Und wie sich Harald Krassnitzer, der den Sohn von Kramers Ex-Freund Jan Josef Liefers 17 Jahre lange mit aufgezogen hat, diesen freundschaftlichen Schlagabtausch über Fiktion und Wirklichkeit mit seiner Liebsten liefert, da wird klar: Der Schlüssel haltbarer Ehen auf Augenhöhe heißt Reden. „Die furchtbarste Form kommunikativer Eskalation ist Schweigen“, betont der österreichische Mittfünfziger und sieht seiner sechs Jahre jüngeren Frau aus Wuppertal nicht schwer verliebt, aber spürbar respektvoll in die Augen. Solange es was zu bereden gibt, bestehe Interesse und damit Kontakt. „Das erleben wir auch bei uns.“

Hach…

Nun ist ein Interview im Luxushotel keine Paartherapie auf der Praxiscouch und alles, was darin gesagt wird, entsprechend unterm Aspekt des PR-Gedankens zu relativieren. Doch Kramer und Krassnitzer präsentieren sich seit Beginn ihrer Beziehung bedingungslos öffentlich als geschlossene Einheit – ganz gleich ob laut gegen Nazis, auf WG-Suche bei „Zimmer frei“ oder in diversen Talkshows und gelegentlich gar gemeinsamen Filmen. „Über 18 Jahre verteilt drei, viermal“, zählt Krassnitzer vor, „auch als Paar“, präzisiert Kramer.

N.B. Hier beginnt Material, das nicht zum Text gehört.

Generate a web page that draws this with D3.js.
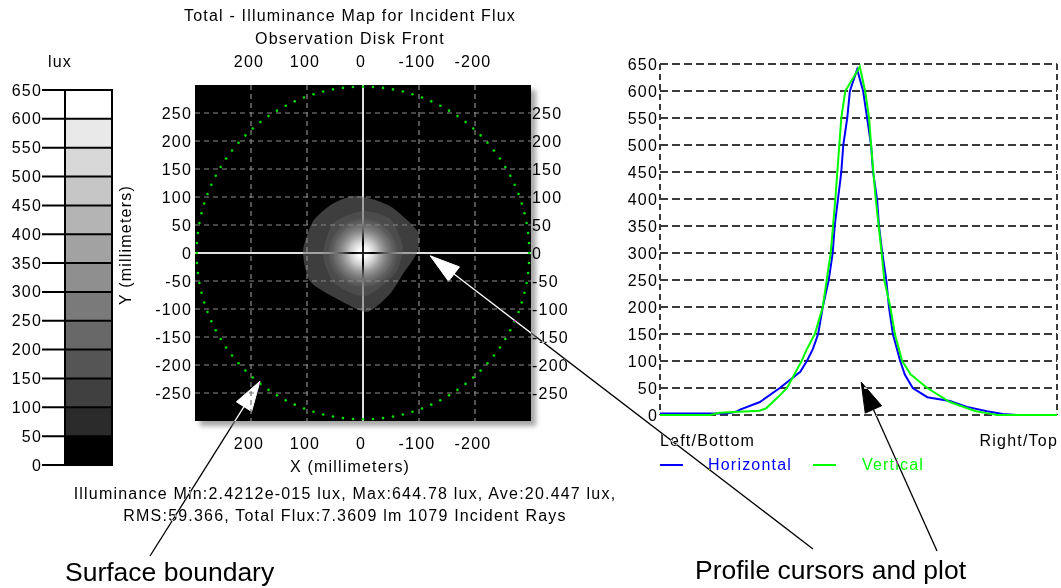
<!DOCTYPE html>
<html><head><meta charset="utf-8">
<script src="https://cdn.jsdelivr.net/npm/d3@7"></script>
<style>
html,body{margin:0;padding:0;background:#fff;}
svg{display:block;}
text{font-family:"Liberation Sans",Arial,sans-serif;fill:#000;}
text.sm{letter-spacing:1.2px;}
</style></head><body>
<svg id="c" width="1061" height="588"></svg>
<script>
// ---------------- DATA ----------------
const legendTicks = [0,50,100,150,200,250,300,350,400,450,500,550,600,650];
const bandColors = ["#000000","#2b2b2b","#404040","#555555","#686868","#7a7a7a","#8f8f8f","#a2a2a2","#b4b4b4","#c6c6c6","#d8d8d8","#e9e9e9","#ffffff"];
const mapBandColors = ["#000000","#3e3e3e","#4c4c4c","#5c5c5c","#6e6e6e","#808080","#939393","#a6a6a6","#b9b9b9","#cccccc","#dfdfdf","#f0f0f0","#ffffff"];
const mapXTicks = [200,100,0,-100,-200];
const mapYTicks = [250,200,150,100,50,0,-50,-100,-150,-200,-250];
const mapGridY = [250,200,150,100,50,-50,-100,-150,-200,-250];
const mapGridX = [200,100,-100,-200];
const boundaryRadius = 297;
const contour50 = [[10,102],[-48,84],[-98,38],[-96,0],[-71,-38],[-48,-73],[-7,-105],[46,-82],[95,-50],[107,4],[89,57],[54,88]];
const contour100 = [[1,75],[-48,61],[-71,11],[-57,-37],[-4,-77],[50,-55],[71,-5],[54,52]];
const ringLevels = [150,200,250,300,350,400,450,500,550,600];
const ringRadii = [60,52,45,39,34,29,25,20,15,10];
const profileTicks = [0,50,100,150,200,250,300,350,400,450,500,550,600,650];
const hPos = [-300,-224,-200,-185,-179,-149,-119,-88,-78,-69,-61,-54,-45,-39,-36,-31,-26,-23,-17,-13,-2,7,13,19,22,28,31,36,42,46,52,63,70,82,104,138,164,194,218,240,300];
const hLux = [3,3,3,6,10,24,50,80,100,122,150,200,250,300,350,400,450,500,550,600,640,600,550,500,450,400,350,300,250,200,150,100,75,50,33,26,15,7,2,0,0];
const vPos = [-300,-224,-210,-180,-150,-140,-120,-108,-86,-78,-66,-54,-48,-42,-35,-29,-26,-20,2,10,16,19,26,35,39,48,55,66,79,104,138,177,196,210,300];
const vLux = [0,0,4,6,8,12,35,50,100,122,150,200,250,300,400,500,550,600,645,600,550,500,400,300,250,200,150,100,75,50,24,7,3,0,0];
const titleLines = ["Total - Illuminance Map for Incident Flux","Observation Disk Front"];
const statsLines = ["Illuminance Min:2.4212e-015 lux, Max:644.78 lux, Ave:20.447 lux,","RMS:59.366, Total Flux:7.3609 lm 1079 Incident Rays"];
const legendLabels = ["Left/Bottom","Right/Top"];
const seriesNames = ["Horizontal","Vertical"];
const seriesColors = ["#0000ff","#00ff00"];

// ---------------- DRAW ----------------
const svg = d3.select("#c");
const defs = svg.append("defs");
const f = defs.append("filter").attr("id","shadow").attr("x","-5%").attr("y","-5%").attr("width","115%").attr("height","115%");
f.append("feDropShadow").attr("dx",5).attr("dy",5).attr("stdDeviation",2.5).attr("flood-color","#000").attr("flood-opacity",0.35);

const FS = 16;

// ---- color legend ----
const ly = d3.scaleLinear().domain([0,650]).range([465,90]);
const lg = svg.append("g");
lg.append("text").attr("class","sm").attr("x",60).attr("y",67).attr("text-anchor","middle").attr("font-size",FS).text("lux");
lg.selectAll("rect.band").data(bandColors).join("rect").attr("class","band")
  .attr("x",65).attr("width",47)
  .attr("y",(d,i)=>ly(legendTicks[i+1])).attr("height",(d,i)=>ly(legendTicks[i])-ly(legendTicks[i+1]))
  .attr("fill",d=>d);
lg.selectAll("line.sep").data(legendTicks).join("line").attr("class","sep")
  .attr("x1",42).attr("x2",112).attr("y1",d=>ly(d)).attr("y2",d=>ly(d)).attr("stroke","#000").attr("stroke-width",2);
lg.append("rect").attr("x",65).attr("y",ly(650)).attr("width",47).attr("height",ly(0)-ly(650)).attr("fill","none").attr("stroke","#000").attr("stroke-width",2);
lg.selectAll("text.tl").data(legendTicks).join("text").attr("class","tl sm")
  .attr("x",42).attr("y",d=>ly(d)+5.5).attr("text-anchor","end").attr("font-size",FS).text(d=>d);

// ---- map ----
const mx = d3.scaleLinear().domain([300,-300]).range([195,531]);
const my = d3.scaleLinear().domain([300,-300]).range([85,421]);
const mg = svg.append("g");
mg.append("rect").attr("x",mx(300)).attr("y",my(300)).attr("width",mx(-300)-mx(300)).attr("height",my(-300)-my(300))
  .attr("fill","#000").attr("filter","url(#shadow)");
const clip = defs.append("clipPath").attr("id","mclip");
clip.append("rect").attr("x",mx(300)).attr("y",my(300)).attr("width",mx(-300)-mx(300)).attr("height",my(-300)-my(300));
const inner = mg.append("g").attr("clip-path","url(#mclip)");
const cline = d3.line().x(d=>mx(d[0])).y(d=>my(d[1])).curve(d3.curveCardinalClosed.tension(0.3));
inner.append("path").attr("d",cline(contour50)).attr("fill",mapBandColors[1]);
inner.append("path").attr("d",cline(contour100)).attr("fill",mapBandColors[2]);
const blur = defs.append("filter").attr("id","soft");
blur.append("feGaussianBlur").attr("stdDeviation",1.2);
const rings = inner.append("g").attr("filter","url(#soft)");
rings.selectAll("circle").data(ringLevels).join("circle")
  .attr("cx",mx(0)).attr("cy",my(0)).attr("r",(d,i)=>mx(0)-mx(ringRadii[i]))
  .attr("fill",d=>mapBandColors[Math.min(12,Math.floor(d/50))]);
// grid
inner.selectAll("line.gy").data(mapGridY).join("line").attr("class","gy")
  .attr("x1",mx(300)).attr("x2",mx(-300)).attr("y1",d=>my(d)).attr("y2",d=>my(d))
  .attr("stroke","#8a8a8a").attr("stroke-width",1.2).attr("stroke-dasharray","5,4");
inner.selectAll("line.gx").data(mapGridX).join("line").attr("class","gx")
  .attr("y1",my(300)).attr("y2",my(-300)).attr("x1",d=>mx(d)).attr("x2",d=>mx(d))
  .attr("stroke","#8a8a8a").attr("stroke-width",1.2).attr("stroke-dasharray","5,4");
// cursors
const cur = inner.append("g").style("mix-blend-mode","difference");
cur.append("line").attr("x1",mx(300)).attr("x2",mx(-300)).attr("y1",my(0)).attr("y2",my(0)).attr("stroke","#e0e0e0").attr("stroke-width",2);
cur.append("line").attr("x1",mx(0)).attr("x2",mx(0)).attr("y1",my(300)).attr("y2",my(-300)).attr("stroke","#e0e0e0").attr("stroke-width",2);
// boundary dots
const nDots = 104;
inner.selectAll("circle.bd").data(d3.range(nDots)).join("circle").attr("class","bd")
  .attr("cx",i=>mx(boundaryRadius*Math.cos(2*Math.PI*i/nDots)))
  .attr("cy",i=>my(boundaryRadius*Math.sin(2*Math.PI*i/nDots)))
  .attr("r",1.3).attr("fill","#00e000");
// axis labels
mg.selectAll("text.xt").data(mapXTicks).join("text").attr("class","xt sm")
  .attr("x",d=>mx(d)-2).attr("y",67).attr("text-anchor","middle").attr("font-size",FS).text(d=>d);
mg.selectAll("text.xb").data(mapXTicks).join("text").attr("class","xb sm")
  .attr("x",d=>mx(d)-2).attr("y",449).attr("text-anchor","middle").attr("font-size",FS).text(d=>d);
mg.selectAll("text.yl").data(mapYTicks).join("text").attr("class","yl sm")
  .attr("x",192).attr("y",d=>my(d)+5.5).attr("text-anchor","end").attr("font-size",FS).text(d=>d);
mg.selectAll("text.yr").data(mapYTicks).join("text").attr("class","yr sm")
  .attr("x",532).attr("y",d=>my(d)+5.5).attr("text-anchor","start").attr("font-size",FS).text(d=>d);
mg.append("text").attr("class","sm").attr("x",350).attr("y",472).attr("text-anchor","middle").attr("font-size",FS).text("X (millimeters)");
mg.append("text").attr("class","sm").attr("transform","translate(131,245) rotate(-90)").attr("text-anchor","middle").attr("font-size",FS).text("Y (millimeters)");
svg.selectAll("text.title").data(titleLines).join("text").attr("class","title sm")
  .attr("x",350).attr("y",(d,i)=>21+i*23).attr("text-anchor","middle").attr("font-size",FS).text(d=>d);
svg.selectAll("text.stats").data(statsLines).join("text").attr("class","stats sm")
  .attr("x",345).attr("y",(d,i)=>499+i*22).attr("text-anchor","middle").attr("font-size",FS).text(d=>d);

// ---- profile ----
const px = d3.scaleLinear().domain([-300,300]).range([660,1057]);
const py = d3.scaleLinear().domain([0,650]).range([415,64]);
const pg = svg.append("g");
pg.selectAll("line.pg").data(profileTicks).join("line").attr("class","pg")
  .attr("x1",px(-300)).attr("x2",px(300)).attr("y1",d=>py(d)).attr("y2",d=>py(d))
  .attr("stroke","#3a3a3a").attr("stroke-width",2).attr("stroke-dasharray","8,4");
[-300,300].forEach(v=>{
  pg.append("line").attr("x1",px(v)).attr("x2",px(v)).attr("y1",py(650)).attr("y2",py(0))
    .attr("stroke","#3a3a3a").attr("stroke-width",2).attr("stroke-dasharray","6,4");
});
pg.selectAll("text.pt").data(profileTicks).join("text").attr("class","pt sm")
  .attr("x",658).attr("y",d=>py(d)+5.5).attr("text-anchor","end").attr("font-size",FS).text(d=>d);
const pline = d3.line().x(d=>px(d[0])).y(d=>py(d[1]));
pg.append("path").attr("d",pline(hPos.map((p,i)=>[p,hLux[i]]))).attr("fill","none").attr("stroke",seriesColors[0]).attr("stroke-width",2);
pg.append("path").attr("d",pline(vPos.map((p,i)=>[p,vLux[i]]))).attr("fill","none").attr("stroke",seriesColors[1]).attr("stroke-width",2);
pg.append("text").attr("class","sm").attr("x",660).attr("y",446).attr("font-size",FS).text(legendLabels[0]);
pg.append("text").attr("class","sm").attr("x",1058).attr("y",446).attr("text-anchor","end").attr("font-size",FS).text(legendLabels[1]);
const legX = [[660,708],[813,862]];
seriesNames.forEach((n,i)=>{
  pg.append("line").attr("x1",legX[i][0]).attr("x2",legX[i][0]+23).attr("y1",465).attr("y2",465).attr("stroke",seriesColors[i]).attr("stroke-width",2);
  pg.append("text").attr("class","sm").attr("x",legX[i][1]).attr("y",470).attr("font-size",FS).style("fill",seriesColors[i]).text(n);
});

// ---- annotations (drawn inverted, like XOR cursors) ----
const ann = svg.append("g").style("mix-blend-mode","difference");
function arrow(x0,y0,x1,y1){
  const dx=x1-x0, dy=y1-y0, L=Math.hypot(dx,dy), ux=dx/L, uy=dy/L;
  const hl=30, hw=9;
  const bx=x1-ux*hl, by=y1-uy*hl;
  ann.append("line").attr("x1",x0).attr("y1",y0).attr("x2",bx).attr("y2",by).attr("stroke","#fff").attr("stroke-width",1.3);
  ann.append("path").attr("d",`M${x1},${y1}L${bx-uy*hw},${by+ux*hw}L${bx+uy*hw},${by-ux*hw}Z`)
    .attr("fill","#fff").attr("stroke","#fff").attr("stroke-width",1);
}
arrow(150,556,mx(184),my(-229));
arrow(813,549,mx(-120),my(-5));
arrow(937,551,px(4),py(61));
svg.append("text").attr("x",65).attr("y",581).attr("font-size",26.5).text("Surface boundary");
svg.append("text").attr("x",695).attr("y",579).attr("font-size",26.5).text("Profile cursors and plot");
</script>
</body></html>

Erstmals im Jahr 2000 übrigens, wo die fiktiven Figuren des realen Liebespaars im Ärzte-Melodram „Allein unter Männern“ erst busselnd im Bett landen und danach wie so oft bei Inga Lindström gemeinsam dem Horizont entgegen reiten.

Das ist, mit Verlaub, nicht selten die Messlatte zweier Genregrößen, denen der Mainstream des Gefühlsfernsehens mit Abstechern in die Seitenarme mit Anspruch selten zu seicht war. Der hyperintellektuelle Bühnenstar aus Salzburg mit „Bergdoktor-“ bis „Winzerkönig“-Historie bei aktuellem Haupterwerb im Wiener „Tatort“ und die jüngere, aber am Bildschirm erfahrenere Gefühlsfernsehdarstellerin vom Dienst – sie ticken einfach zu ähnlich, um das zu erproben, was Sabine und Bernd Schröder auf Anraten ihrer Eheberaterin versuchen: Täglich 30 Minuten Gespräch nach Stoppuhr. „Ich könnte das nicht“, sagt Ann-Kathrin Kramer. Das müsse man aber auch nur, beruhigt Harald Krassnitzer, „wenn der Karren schon kurz vor der Wand ist.“ Und das, da sind sich beide einig, „ist er bei uns nicht, keine Sorge“. Klingt ziemlich glaubhaft.